Akan halnya Perda Syariah menyangkut Jilbab, agaknya perlu dijelaskan bahwa UUD Negara RI Tahun 1945 Pasal 29 ayat 2 berbunyi: “Negara menjamin kemerdekaan tiap-tiap penduduk untuk memeluk agamanya masing-masing dan untuk beribadat menurut agamanya dan kepercayaannya itu.”  Pasal ini mengharuskan Negara dan pemerintah memberi perlindungan atau jaminan keamanan dan kenyamanan bagi setiap umat beragama dalam menjalankan ajaran agamanya, tetapi tidak berarti Negara dan Pemerintah berfungsi mewajibkan warga negara untuk menjalankan agamanya masing-masing.  Misalnya ibadah shalat, Negara dan Pemerintah tidak berkewenangan memaksa warga negara Muslim untuk bershalat, tetapi pada sisi lain negara harus memfasilitasi dan menjamin keamanan warga negaranya yang ingin bershalat.  Demikian pula ibadah haji, Negara dan pemerintah tidak dapat memaksakan setiap Muslim yang mampu untuk berhaji.  Namun, Negara dan Pemerintah berkewajiban memfasilitasi dan melindungi keamanan umat Islam yang ingin berhaji.

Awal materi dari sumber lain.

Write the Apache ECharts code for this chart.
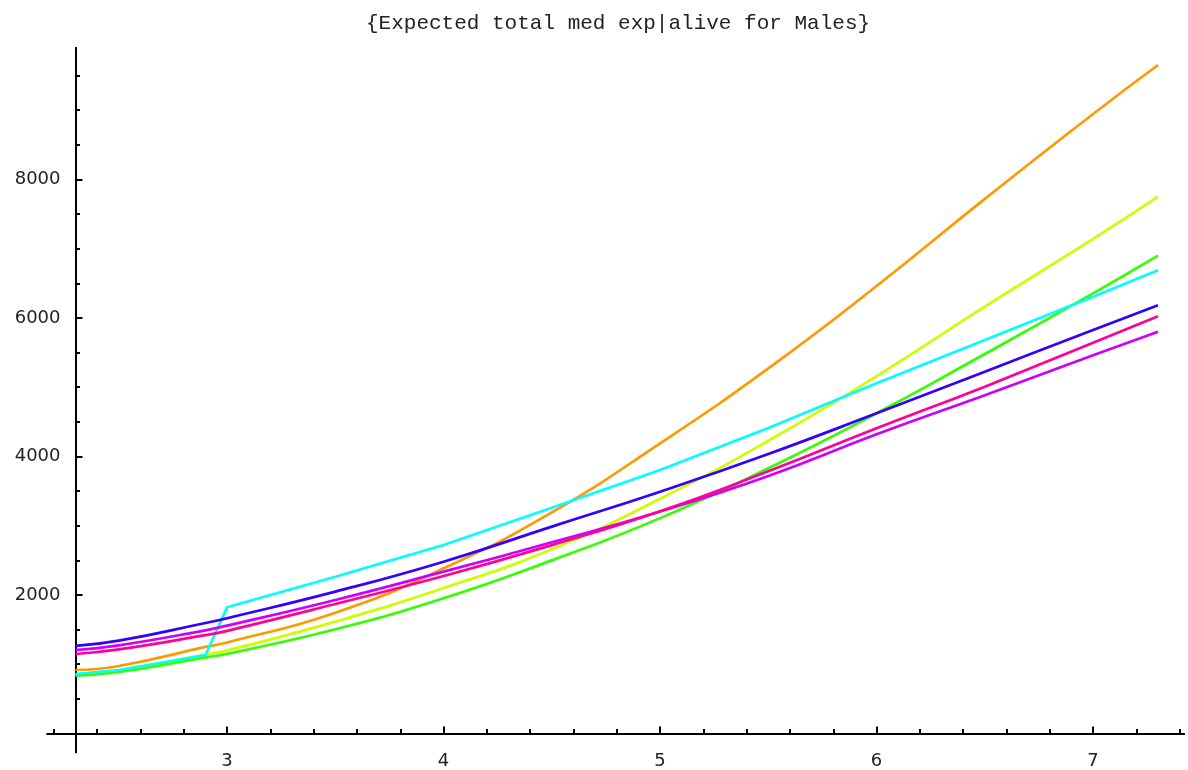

Dalam kontek dan analogi seperti shalat dan haji itulah PDI Perjuangan menyikapi setiap gagasan untuk melahirkan perda syariah, misalnya jilbab.  Negara dan pemerintah juga tidak berkewenangan memaksa setiap umat Islam (perempuan) untuk berjilbab.  Dengan demikian Negara dan pemerintah (pemerintah daerah) tidak perlu membuat peraturan yang mengharuskan setiap Muslimah untuk berjilbab. Akan tetapi di sisi lain, Negara akan menjamin kebebasan wanita Muslimah untuk berjilbab, bagi mereka yang ingin memakainya, misalnya di sekolah / kampus, termasuk sekolah / kampus swasta milik non Muslim.   Karena itu, wanita Muslimah yang ingin memakai jilbab di sekolah negeri dan swasta, hak-hak mereka dijamin berdasarkan Peraturan Mendikbud No 45 Tahun 2014.

 

  1. UU Pendidikan mereka (PDI Perjuangan) walk out?

Adalah salah besar jika dikatakan bahwa Fraksi PDI Perjuangan walk out ketika UU Sisidiknas disahkan pada Sidang Paripurna DPR RI 11 Juni 2003, karena justeru  PDI Perjuangan memang sengaja tidak hadir.  Ketidak hadiran Fraksi PDI Perjuangan (F-PDI P) bukan karena tidak menyetujui RUU Sisdiknas menjadi UU, karena secara substansial F-PDI P telah menyetujui RUU ersebut, termasuk rumusannya, sampai Priyo Budi Santoso dari Fraksi Golkar jelas-jelas menyampaikan terima kasih kepada Fraksi PDI Perjuangan atas persetujuan tersebut.

Perlu juga diingat bahwa Ketua Umum PDI Perjuangan Hj. Megawati Soekarnoputri, pada saat tersebut juga menjabat sebagai Presiden Republik Indonesia.  Andai kata F-PDI P memang benar-benar tidak setuju pada RUU Sisdiknas tersebut, maka akan pastilah Presiden Megawati Soekarnoputri memerintahkan Menteri Pendidikan untuk menarik RUU Sisdiknasd tersebut dan menggantinya dengan RUU Sisdiknas yang baru; namun hal tersebut tidak dilakukan.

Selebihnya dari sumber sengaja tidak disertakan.